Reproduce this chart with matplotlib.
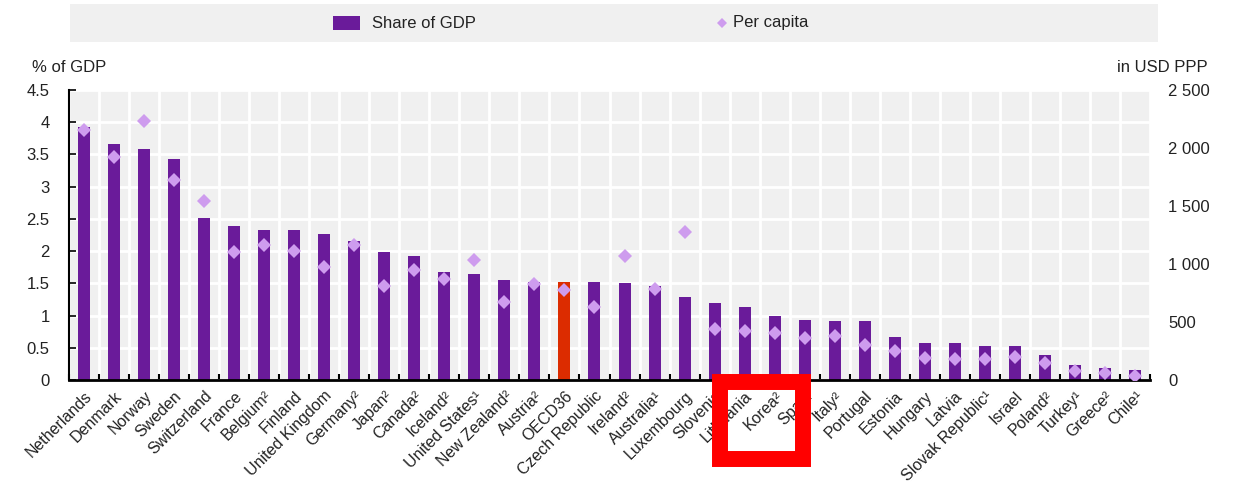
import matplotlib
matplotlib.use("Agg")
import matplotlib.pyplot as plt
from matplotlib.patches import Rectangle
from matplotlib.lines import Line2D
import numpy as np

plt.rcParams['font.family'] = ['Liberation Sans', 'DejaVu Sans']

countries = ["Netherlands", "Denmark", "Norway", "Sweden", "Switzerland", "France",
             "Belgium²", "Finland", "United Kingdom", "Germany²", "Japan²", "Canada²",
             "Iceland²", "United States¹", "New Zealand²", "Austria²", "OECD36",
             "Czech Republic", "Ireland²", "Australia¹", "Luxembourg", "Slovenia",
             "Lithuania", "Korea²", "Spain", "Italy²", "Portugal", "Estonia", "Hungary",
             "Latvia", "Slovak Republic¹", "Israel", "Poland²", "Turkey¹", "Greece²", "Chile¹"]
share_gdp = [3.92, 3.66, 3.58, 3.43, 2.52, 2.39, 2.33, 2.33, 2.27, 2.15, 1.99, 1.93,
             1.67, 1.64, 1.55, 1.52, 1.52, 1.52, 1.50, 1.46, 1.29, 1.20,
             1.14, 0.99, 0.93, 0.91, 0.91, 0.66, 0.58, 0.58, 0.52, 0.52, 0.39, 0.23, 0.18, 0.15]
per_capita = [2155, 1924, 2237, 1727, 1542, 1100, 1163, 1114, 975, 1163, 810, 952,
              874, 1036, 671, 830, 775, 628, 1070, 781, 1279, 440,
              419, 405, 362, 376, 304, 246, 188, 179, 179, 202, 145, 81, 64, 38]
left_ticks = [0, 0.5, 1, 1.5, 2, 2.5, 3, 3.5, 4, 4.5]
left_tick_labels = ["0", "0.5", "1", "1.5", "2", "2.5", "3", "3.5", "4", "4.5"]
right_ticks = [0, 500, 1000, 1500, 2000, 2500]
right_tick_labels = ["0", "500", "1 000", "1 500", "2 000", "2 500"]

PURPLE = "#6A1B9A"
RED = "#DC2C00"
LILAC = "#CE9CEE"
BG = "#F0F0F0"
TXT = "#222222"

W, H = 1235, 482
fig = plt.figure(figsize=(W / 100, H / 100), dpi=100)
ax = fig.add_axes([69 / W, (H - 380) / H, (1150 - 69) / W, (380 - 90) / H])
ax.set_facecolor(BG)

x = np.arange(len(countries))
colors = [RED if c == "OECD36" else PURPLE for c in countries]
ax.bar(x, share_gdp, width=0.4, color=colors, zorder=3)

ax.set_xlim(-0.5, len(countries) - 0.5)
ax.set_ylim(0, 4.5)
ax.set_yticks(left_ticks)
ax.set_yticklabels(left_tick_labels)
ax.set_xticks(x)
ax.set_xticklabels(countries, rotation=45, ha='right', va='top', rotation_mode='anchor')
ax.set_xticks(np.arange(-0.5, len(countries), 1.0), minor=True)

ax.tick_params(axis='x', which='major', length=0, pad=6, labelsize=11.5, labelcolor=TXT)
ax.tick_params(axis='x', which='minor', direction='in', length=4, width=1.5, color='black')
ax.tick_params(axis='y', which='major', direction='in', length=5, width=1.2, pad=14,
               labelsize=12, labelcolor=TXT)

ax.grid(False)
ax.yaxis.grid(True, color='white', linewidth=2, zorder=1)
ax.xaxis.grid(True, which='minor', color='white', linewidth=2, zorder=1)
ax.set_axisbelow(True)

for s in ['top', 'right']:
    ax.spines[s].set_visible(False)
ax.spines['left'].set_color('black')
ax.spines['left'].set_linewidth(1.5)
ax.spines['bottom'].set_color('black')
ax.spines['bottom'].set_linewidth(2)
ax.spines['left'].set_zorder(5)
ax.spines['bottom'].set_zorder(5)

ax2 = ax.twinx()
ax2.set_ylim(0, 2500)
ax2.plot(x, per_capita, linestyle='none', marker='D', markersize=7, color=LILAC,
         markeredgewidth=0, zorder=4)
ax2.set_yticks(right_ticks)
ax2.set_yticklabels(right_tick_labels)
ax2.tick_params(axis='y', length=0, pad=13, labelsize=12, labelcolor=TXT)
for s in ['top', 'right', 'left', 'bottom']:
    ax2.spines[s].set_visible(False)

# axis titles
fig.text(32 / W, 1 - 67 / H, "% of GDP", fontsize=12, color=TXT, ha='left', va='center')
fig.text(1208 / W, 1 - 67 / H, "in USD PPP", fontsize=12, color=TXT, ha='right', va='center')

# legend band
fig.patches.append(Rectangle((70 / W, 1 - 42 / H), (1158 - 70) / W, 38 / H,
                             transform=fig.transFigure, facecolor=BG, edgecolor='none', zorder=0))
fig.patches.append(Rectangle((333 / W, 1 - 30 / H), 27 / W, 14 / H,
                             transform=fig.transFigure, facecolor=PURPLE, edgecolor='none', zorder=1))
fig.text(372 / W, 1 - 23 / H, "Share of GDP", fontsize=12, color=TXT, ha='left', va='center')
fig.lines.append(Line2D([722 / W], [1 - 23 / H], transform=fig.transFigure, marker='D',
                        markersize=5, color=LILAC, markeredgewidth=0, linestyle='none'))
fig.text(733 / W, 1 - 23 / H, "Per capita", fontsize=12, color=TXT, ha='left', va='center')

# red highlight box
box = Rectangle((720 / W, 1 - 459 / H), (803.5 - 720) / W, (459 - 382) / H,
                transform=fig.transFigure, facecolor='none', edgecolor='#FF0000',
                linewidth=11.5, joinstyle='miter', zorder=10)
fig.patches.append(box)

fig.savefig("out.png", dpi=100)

SET TASK: Do not copy the pictures, but repeat every line exactly.

RESPONSE TO THE TASK:
Reproduce this chart with matplotlib.
import matplotlib
matplotlib.use("Agg")
import matplotlib.pyplot as plt
from matplotlib.patches import Rectangle
from matplotlib.lines import Line2D
import numpy as np

plt.rcParams['font.family'] = ['Liberation Sans', 'DejaVu Sans']

countries = ["Netherlands", "Denmark", "Norway", "Sweden", "Switzerland", "France",
             "Belgium²", "Finland", "United Kingdom", "Germany²", "Japan²", "Canada²",
             "Iceland²", "United States¹", "New Zealand²", "Austria²", "OECD36",
             "Czech Republic", "Ireland²", "Australia¹", "Luxembourg", "Slovenia",
             "Lithuania", "Korea²", "Spain", "Italy²", "Portugal", "Estonia", "Hungary",
             "Latvia", "Slovak Republic¹", "Israel", "Poland²", "Turkey¹", "Greece²", "Chile¹"]
share_gdp = [3.92, 3.66, 3.58, 3.43, 2.52, 2.39, 2.33, 2.33, 2.27, 2.15, 1.99, 1.93,
             1.67, 1.64, 1.55, 1.52, 1.52, 1.52, 1.50, 1.46, 1.29, 1.20,
             1.14, 0.99, 0.93, 0.91, 0.91, 0.66, 0.58, 0.58, 0.52, 0.52, 0.39, 0.23, 0.18, 0.15]
per_capita = [2155, 1924, 2237, 1727, 1542, 1100, 1163, 1114, 975, 1163, 810, 952,
              874, 1036, 671, 830, 775, 628, 1070, 781, 1279, 440,
              419, 405, 362, 376, 304, 246, 188, 179, 179, 202, 145, 81, 64, 38]
left_ticks = [0, 0.5, 1, 1.5, 2, 2.5, 3, 3.5, 4, 4.5]
left_tick_labels = ["0", "0.5", "1", "1.5", "2", "2.5", "3", "3.5", "4", "4.5"]
right_ticks = [0, 500, 1000, 1500, 2000, 2500]
right_tick_labels = ["0", "500", "1 000", "1 500", "2 000", "2 500"]

PURPLE = "#6A1B9A"
RED = "#DC2C00"
LILAC = "#CE9CEE"
BG = "#F0F0F0"
TXT = "#222222"

W, H = 1235, 482
fig = plt.figure(figsize=(W / 100, H / 100), dpi=100)
ax = fig.add_axes([69 / W, (H - 380) / H, (1150 - 69) / W, (380 - 90) / H])
ax.set_facecolor(BG)

x = np.arange(len(countries))
colors = [RED if c == "OECD36" else PURPLE for c in countries]
ax.bar(x, share_gdp, width=0.4, color=colors, zorder=3)

ax.set_xlim(-0.5, len(countries) - 0.5)
ax.set_ylim(0, 4.5)
ax.set_yticks(left_ticks)
ax.set_yticklabels(left_tick_labels)
ax.set_xticks(x)
ax.set_xticklabels(countries, rotation=45, ha='right', va='top', rotation_mode='anchor')
ax.set_xticks(np.arange(-0.5, len(countries), 1.0), minor=True)

ax.tick_params(axis='x', which='major', length=0, pad=6, labelsize=11.5, labelcolor=TXT)
ax.tick_params(axis='x', which='minor', direction='in', length=4, width=1.5, color='black')
ax.tick_params(axis='y', which='major', direction='in', length=5, width=1.2, pad=14,
               labelsize=12, labelcolor=TXT)

ax.grid(False)
ax.yaxis.grid(True, color='white', linewidth=2, zorder=1)
ax.xaxis.grid(True, which='minor', color='white', linewidth=2, zorder=1)
ax.set_axisbelow(True)

for s in ['top', 'right']:
    ax.spines[s].set_visible(False)
ax.spines['left'].set_color('black')
ax.spines['left'].set_linewidth(1.5)
ax.spines['bottom'].set_color('black')
ax.spines['bottom'].set_linewidth(2)
ax.spines['left'].set_zorder(5)
ax.spines['bottom'].set_zorder(5)

ax2 = ax.twinx()
ax2.set_ylim(0, 2500)
ax2.plot(x, per_capita, linestyle='none', marker='D', markersize=7, color=LILAC,
         markeredgewidth=0, zorder=4)
ax2.set_yticks(right_ticks)
ax2.set_yticklabels(right_tick_labels)
ax2.tick_params(axis='y', length=0, pad=13, labelsize=12, labelcolor=TXT)
for s in ['top', 'right', 'left', 'bottom']:
    ax2.spines[s].set_visible(False)

# axis titles
fig.text(32 / W, 1 - 67 / H, "% of GDP", fontsize=12, color=TXT, ha='left', va='center')
fig.text(1208 / W, 1 - 67 / H, "in USD PPP", fontsize=12, color=TXT, ha='right', va='center')

# legend band
fig.patches.append(Rectangle((70 / W, 1 - 42 / H), (1158 - 70) / W, 38 / H,
                             transform=fig.transFigure, facecolor=BG, edgecolor='none', zorder=0))
fig.patches.append(Rectangle((333 / W, 1 - 30 / H), 27 / W, 14 / H,
                             transform=fig.transFigure, facecolor=PURPLE, edgecolor='none', zorder=1))
fig.text(372 / W, 1 - 23 / H, "Share of GDP", fontsize=12, color=TXT, ha='left', va='center')
fig.lines.append(Line2D([722 / W], [1 - 23 / H], transform=fig.transFigure, marker='D',
                        markersize=5, color=LILAC, markeredgewidth=0, linestyle='none'))
fig.text(733 / W, 1 - 23 / H, "Per capita", fontsize=12, color=TXT, ha='left', va='center')

# red highlight box
box = Rectangle((720 / W, 1 - 459 / H), (803.5 - 720) / W, (459 - 382) / H,
                transform=fig.transFigure, facecolor='none', edgecolor='#FF0000',
                linewidth=11.5, joinstyle='miter', zorder=10)
fig.patches.append(box)

fig.savefig("out.png", dpi=100)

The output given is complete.